Chacha20 is essentially a hash function that maps 512-bit strings to other 512-bit strings which are in turn xored with the plaintext to create the ciphertext. Of the 512-bit input 128-bit are used for the "expand 32-byte k" constant, 256-bit are used for the key, 64-bit are used for the nonce and the final 64-bit are used for the counter.

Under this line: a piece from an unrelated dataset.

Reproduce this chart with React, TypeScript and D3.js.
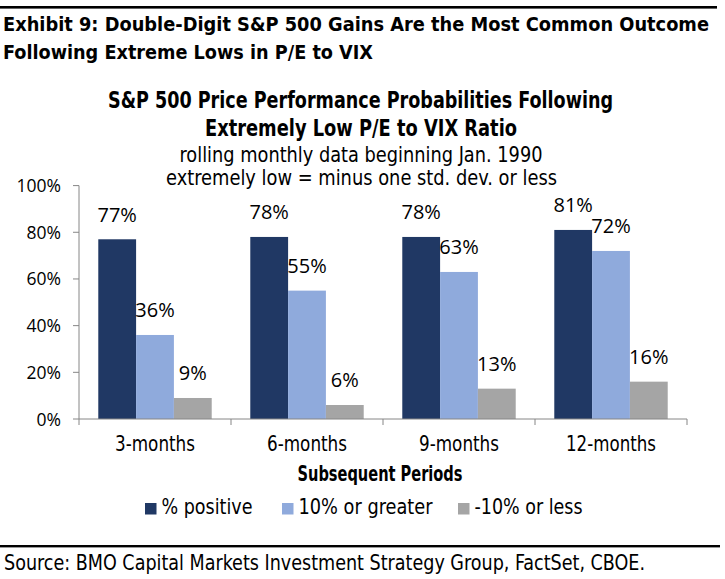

I noticed that in the eBASH/eBASC benchmarks here and here that chacha20 depending on the architecture the speed for the encryption of a 512-bit message ranges (at least for the 64-bit architectures) from slightly faster to significantly slower when compared to BLAKE2b (if we use it in a mode similar to the one that we use in chacha20 - so 512-bit consisting of a constant, key, nonce, and counter and xor the result with the message) which is a "real" cryptographic/collision resistant hash function based on chacha20 that given a message of any (reasonable) size gives a 512-bit output. BLAKE2b has 12 rounds (each of which if I understand correctly is equal to two chacha rounds).
My questions,
- How can BLAKE2b be faster in some architectures than chacha20 even though it does more work?
- I think that BLAKE2b uses 64-bit words rather than the 32-bit words that chacha20 uses, is this one of the causes?
- Also, would there be any reason not to prefer BLAKE2b (in what is essentially a CTR mode) for such an architecture?